On the mechanism of soot nucleation. II. E-bridge formation at the PAH bay
Author(s) -
A. S. Semenikhin,
A. S. Savchenkova,
I. V. Chechet,
С. Г. Матвеев,
Michael Frenklach,
Alexander M. Mebel
Publication year - 2020
Publication title -
physical chemistry chemical physics
Language(s) - English
Resource type - Journals
SCImago Journal Rank - 1.053
H-Index - 239
eISSN - 1463-9084
pISSN - 1463-9076
DOI - 10.1039/d0cp02554b
Subject(s) - chemistry , nucleation , acenaphthylene , dimer , pyrene , molecule , soot , mndo , zigzag , reaction mechanism , computational chemistry , ab initio , photochemistry , chemical physics , combustion , organic chemistry , catalysis , geometry , mathematics
A recently proposed mechanism of soot nucleation (M. Frenklach and A. M. Mebel, Phys.
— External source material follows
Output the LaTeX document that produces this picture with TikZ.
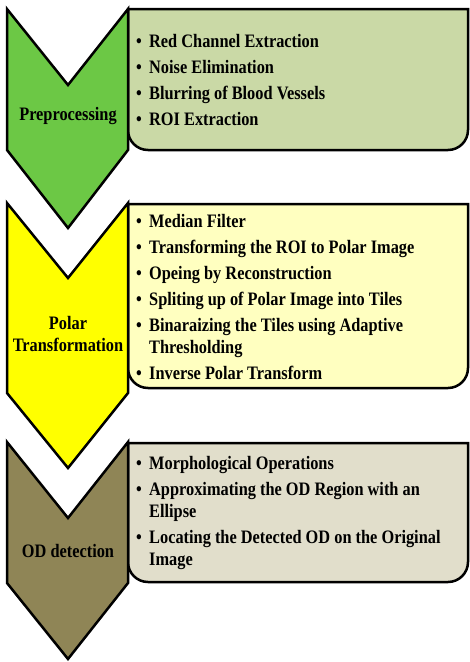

Chem. Chem. Phys., 2020, 22, 5314-5331) based upon the formation of a rotationally-activated dimer in the collision of an aromatic molecule and a radical leading to a stable, doubly-bonded E-bridge between them, rooted in the existence of a five-membered ring on the molecule edge, has been further investigated with a focus on the 5-6 E-bridge forming in the reaction of a PAH cyclopenta group with a bay site of another PAH. As a prototype reaction of this kind, we examined the reaction between 4-phenanthrenyl and acenaphthylene and, to project these results to larger aromatic structures, we also explored the size effect of the E-bridge forming reactions by computing the 1-naphthyl + acenaphthylene system and comparing these results with the prior results for pyrenyl + acepyrene. The two systems have been studied through high-level G3(MP2,CC)//B3LYP/6-311G(d,p) ab initio calculations of their potential energy surfaces combined with the RRKM/Master Equation calculations of reaction rate constants. With PAH monomers of similar sizes involved, the formation of E-bridge structures at the bay radical sites appeared to be faster and lead to increased nucleation rates as compared to the zigzag-forming ones. A model combining both the bay and zigzag rotationally-induced formation of E-bridges successfully reaches the level of nucleation fluxes comparable to those of the irreversible pyrene dimerization, thus affirming the rotationally-activated dimerization as a feasible mechanism for soot particle nucleation.